From the records, pick out and copy each line containing "this".

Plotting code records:
--- Start ---
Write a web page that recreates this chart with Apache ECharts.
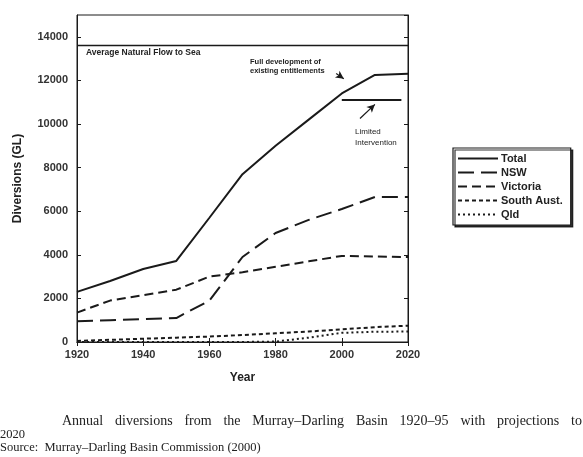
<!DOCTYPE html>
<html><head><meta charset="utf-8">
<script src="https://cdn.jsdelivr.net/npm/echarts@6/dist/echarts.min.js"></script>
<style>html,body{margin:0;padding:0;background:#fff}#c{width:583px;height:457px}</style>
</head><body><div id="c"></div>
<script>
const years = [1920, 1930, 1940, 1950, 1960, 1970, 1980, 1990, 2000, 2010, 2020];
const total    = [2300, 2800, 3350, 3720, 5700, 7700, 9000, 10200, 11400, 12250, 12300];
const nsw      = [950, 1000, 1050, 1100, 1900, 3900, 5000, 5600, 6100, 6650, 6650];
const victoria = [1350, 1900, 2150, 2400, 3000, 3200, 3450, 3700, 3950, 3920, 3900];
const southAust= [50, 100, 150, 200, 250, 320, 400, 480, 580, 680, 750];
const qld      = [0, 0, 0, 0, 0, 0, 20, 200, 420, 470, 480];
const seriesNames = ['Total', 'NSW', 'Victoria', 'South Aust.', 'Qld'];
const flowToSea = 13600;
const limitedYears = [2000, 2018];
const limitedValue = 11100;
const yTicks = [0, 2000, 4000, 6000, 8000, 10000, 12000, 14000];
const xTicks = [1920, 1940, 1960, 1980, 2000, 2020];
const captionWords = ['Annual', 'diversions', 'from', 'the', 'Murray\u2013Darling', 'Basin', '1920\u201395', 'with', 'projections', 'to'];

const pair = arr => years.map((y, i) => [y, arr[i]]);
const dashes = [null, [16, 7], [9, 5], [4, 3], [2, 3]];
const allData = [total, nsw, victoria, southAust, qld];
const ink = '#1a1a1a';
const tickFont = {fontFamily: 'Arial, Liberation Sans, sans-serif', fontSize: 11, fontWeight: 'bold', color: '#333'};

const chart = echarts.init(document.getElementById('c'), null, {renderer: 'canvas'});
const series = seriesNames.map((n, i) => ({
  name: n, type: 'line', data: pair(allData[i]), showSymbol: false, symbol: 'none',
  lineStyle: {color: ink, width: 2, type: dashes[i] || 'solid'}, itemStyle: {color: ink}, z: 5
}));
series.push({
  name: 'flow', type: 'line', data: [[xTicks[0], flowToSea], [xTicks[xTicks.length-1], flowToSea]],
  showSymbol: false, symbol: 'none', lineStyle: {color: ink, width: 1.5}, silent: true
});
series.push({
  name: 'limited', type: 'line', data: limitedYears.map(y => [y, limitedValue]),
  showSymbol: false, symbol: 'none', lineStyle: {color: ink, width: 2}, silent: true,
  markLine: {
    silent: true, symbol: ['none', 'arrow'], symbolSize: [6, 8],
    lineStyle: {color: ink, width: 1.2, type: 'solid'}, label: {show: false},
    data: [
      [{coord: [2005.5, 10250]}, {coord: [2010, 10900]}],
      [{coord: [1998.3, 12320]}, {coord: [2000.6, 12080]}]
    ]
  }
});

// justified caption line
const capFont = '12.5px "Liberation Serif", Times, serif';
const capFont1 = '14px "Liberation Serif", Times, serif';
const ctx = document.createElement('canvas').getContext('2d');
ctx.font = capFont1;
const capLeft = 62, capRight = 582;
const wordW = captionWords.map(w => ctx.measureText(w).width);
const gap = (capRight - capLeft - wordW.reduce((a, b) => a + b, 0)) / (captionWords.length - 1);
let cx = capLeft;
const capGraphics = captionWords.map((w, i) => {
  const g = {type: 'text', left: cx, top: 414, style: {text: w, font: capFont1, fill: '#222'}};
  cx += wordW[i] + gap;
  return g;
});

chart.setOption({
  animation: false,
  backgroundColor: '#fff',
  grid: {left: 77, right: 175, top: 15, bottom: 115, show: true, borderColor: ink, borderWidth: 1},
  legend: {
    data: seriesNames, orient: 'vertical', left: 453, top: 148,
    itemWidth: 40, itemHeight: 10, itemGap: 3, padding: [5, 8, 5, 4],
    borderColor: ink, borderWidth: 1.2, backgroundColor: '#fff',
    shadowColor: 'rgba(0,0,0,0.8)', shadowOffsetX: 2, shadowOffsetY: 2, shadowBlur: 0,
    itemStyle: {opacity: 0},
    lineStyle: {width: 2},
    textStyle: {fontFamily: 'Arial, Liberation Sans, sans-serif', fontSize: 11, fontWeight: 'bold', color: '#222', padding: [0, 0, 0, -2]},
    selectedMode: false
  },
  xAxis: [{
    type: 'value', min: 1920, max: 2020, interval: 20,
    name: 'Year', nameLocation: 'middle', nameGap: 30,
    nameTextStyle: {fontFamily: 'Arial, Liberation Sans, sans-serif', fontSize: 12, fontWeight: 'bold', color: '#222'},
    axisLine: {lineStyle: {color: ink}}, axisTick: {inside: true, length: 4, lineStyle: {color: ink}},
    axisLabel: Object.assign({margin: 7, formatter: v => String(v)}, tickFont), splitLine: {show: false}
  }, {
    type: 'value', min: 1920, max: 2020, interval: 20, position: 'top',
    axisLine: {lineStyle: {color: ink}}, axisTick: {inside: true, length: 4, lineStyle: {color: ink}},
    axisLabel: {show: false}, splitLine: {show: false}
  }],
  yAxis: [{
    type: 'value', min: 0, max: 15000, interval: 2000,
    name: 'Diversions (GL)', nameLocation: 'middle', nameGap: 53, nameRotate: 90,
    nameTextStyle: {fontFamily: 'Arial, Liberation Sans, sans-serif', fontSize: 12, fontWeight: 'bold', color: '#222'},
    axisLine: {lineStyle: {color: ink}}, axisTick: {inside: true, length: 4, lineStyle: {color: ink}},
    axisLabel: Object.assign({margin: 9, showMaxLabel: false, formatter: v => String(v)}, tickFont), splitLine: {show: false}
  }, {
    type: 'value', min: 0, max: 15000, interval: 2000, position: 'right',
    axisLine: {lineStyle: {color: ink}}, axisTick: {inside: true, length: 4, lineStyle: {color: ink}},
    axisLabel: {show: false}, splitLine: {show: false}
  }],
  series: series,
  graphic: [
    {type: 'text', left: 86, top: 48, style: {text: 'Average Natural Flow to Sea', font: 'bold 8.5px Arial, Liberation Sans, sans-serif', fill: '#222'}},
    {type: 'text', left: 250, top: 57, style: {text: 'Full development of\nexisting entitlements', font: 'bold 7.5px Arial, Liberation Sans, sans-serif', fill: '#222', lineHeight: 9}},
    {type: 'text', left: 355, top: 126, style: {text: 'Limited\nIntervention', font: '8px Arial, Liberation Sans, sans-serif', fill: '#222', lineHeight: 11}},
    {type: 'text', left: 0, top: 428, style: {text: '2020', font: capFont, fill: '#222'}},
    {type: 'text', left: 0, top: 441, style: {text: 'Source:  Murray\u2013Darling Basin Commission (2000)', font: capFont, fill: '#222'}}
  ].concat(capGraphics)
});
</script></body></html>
--- End ---
--- Start ---
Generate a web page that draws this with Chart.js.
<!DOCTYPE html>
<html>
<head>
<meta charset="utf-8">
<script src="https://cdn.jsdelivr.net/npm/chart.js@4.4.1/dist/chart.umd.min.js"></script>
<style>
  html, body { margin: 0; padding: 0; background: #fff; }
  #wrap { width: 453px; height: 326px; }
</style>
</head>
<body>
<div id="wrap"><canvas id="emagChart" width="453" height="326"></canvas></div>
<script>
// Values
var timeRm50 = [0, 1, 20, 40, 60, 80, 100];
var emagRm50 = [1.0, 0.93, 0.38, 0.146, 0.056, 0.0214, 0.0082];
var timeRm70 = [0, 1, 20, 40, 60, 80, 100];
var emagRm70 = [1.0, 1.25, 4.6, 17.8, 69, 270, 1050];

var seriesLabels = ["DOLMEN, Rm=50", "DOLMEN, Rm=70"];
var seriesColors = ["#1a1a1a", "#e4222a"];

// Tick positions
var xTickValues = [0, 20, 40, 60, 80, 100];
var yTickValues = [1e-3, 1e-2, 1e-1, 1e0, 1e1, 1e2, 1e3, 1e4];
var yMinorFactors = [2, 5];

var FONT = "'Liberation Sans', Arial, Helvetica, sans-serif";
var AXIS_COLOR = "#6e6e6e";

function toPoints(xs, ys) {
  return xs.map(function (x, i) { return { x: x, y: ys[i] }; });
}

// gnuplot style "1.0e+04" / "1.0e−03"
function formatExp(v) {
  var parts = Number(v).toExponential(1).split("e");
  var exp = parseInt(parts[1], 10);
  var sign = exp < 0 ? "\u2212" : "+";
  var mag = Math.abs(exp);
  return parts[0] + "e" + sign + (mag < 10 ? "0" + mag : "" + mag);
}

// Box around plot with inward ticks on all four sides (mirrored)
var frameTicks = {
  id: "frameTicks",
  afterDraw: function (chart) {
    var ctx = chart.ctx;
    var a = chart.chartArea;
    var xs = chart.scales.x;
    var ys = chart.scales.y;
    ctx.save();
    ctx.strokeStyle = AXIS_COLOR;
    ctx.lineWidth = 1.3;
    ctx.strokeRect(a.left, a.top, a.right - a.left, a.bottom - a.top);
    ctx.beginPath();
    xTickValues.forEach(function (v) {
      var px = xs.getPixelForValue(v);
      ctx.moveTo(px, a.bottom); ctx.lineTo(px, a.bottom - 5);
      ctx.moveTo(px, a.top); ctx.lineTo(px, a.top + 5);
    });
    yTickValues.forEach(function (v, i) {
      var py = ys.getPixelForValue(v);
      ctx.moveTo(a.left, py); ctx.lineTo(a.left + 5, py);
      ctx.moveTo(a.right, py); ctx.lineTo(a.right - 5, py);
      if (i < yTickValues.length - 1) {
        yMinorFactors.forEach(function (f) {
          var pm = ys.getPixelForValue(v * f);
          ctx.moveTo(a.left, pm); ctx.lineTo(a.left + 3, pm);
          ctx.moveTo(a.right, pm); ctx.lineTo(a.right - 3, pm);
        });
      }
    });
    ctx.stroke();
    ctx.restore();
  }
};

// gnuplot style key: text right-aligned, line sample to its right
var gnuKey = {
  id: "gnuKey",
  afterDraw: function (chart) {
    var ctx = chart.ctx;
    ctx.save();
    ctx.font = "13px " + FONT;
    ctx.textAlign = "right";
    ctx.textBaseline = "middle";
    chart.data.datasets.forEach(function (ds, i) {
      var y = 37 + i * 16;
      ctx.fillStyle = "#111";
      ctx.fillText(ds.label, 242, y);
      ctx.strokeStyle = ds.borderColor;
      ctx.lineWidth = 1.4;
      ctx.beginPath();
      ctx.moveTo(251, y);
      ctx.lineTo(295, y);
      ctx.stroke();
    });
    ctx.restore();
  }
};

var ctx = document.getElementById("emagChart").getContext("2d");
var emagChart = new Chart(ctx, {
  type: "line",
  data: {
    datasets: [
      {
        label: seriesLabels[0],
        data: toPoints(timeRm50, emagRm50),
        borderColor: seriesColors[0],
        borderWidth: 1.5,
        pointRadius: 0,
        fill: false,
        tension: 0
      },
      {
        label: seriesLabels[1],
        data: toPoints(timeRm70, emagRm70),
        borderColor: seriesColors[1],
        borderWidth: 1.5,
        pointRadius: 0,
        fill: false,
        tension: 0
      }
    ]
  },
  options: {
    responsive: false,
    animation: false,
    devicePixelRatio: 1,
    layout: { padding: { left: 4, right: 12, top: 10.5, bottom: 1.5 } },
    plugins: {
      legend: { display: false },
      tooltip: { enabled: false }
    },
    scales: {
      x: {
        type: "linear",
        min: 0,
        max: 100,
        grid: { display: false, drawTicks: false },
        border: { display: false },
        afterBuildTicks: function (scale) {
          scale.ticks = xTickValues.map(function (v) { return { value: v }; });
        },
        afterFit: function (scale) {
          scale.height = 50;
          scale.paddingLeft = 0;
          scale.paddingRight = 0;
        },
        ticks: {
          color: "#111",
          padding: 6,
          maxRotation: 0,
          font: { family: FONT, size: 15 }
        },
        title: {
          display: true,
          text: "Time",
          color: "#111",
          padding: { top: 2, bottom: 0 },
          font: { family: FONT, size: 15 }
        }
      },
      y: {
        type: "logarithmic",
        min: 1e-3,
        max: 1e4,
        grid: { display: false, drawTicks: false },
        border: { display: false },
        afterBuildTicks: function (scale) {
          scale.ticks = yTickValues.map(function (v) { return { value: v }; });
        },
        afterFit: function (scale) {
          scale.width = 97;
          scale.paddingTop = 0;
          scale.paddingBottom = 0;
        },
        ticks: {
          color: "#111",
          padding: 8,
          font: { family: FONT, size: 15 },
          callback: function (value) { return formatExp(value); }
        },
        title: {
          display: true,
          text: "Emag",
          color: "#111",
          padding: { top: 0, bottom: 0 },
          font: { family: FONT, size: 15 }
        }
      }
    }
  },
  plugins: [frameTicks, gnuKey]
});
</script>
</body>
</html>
--- End ---
Answer to the problem =
Write a web page that recreates this chart with Apache ECharts.
Generate a web page that draws this with Chart.js.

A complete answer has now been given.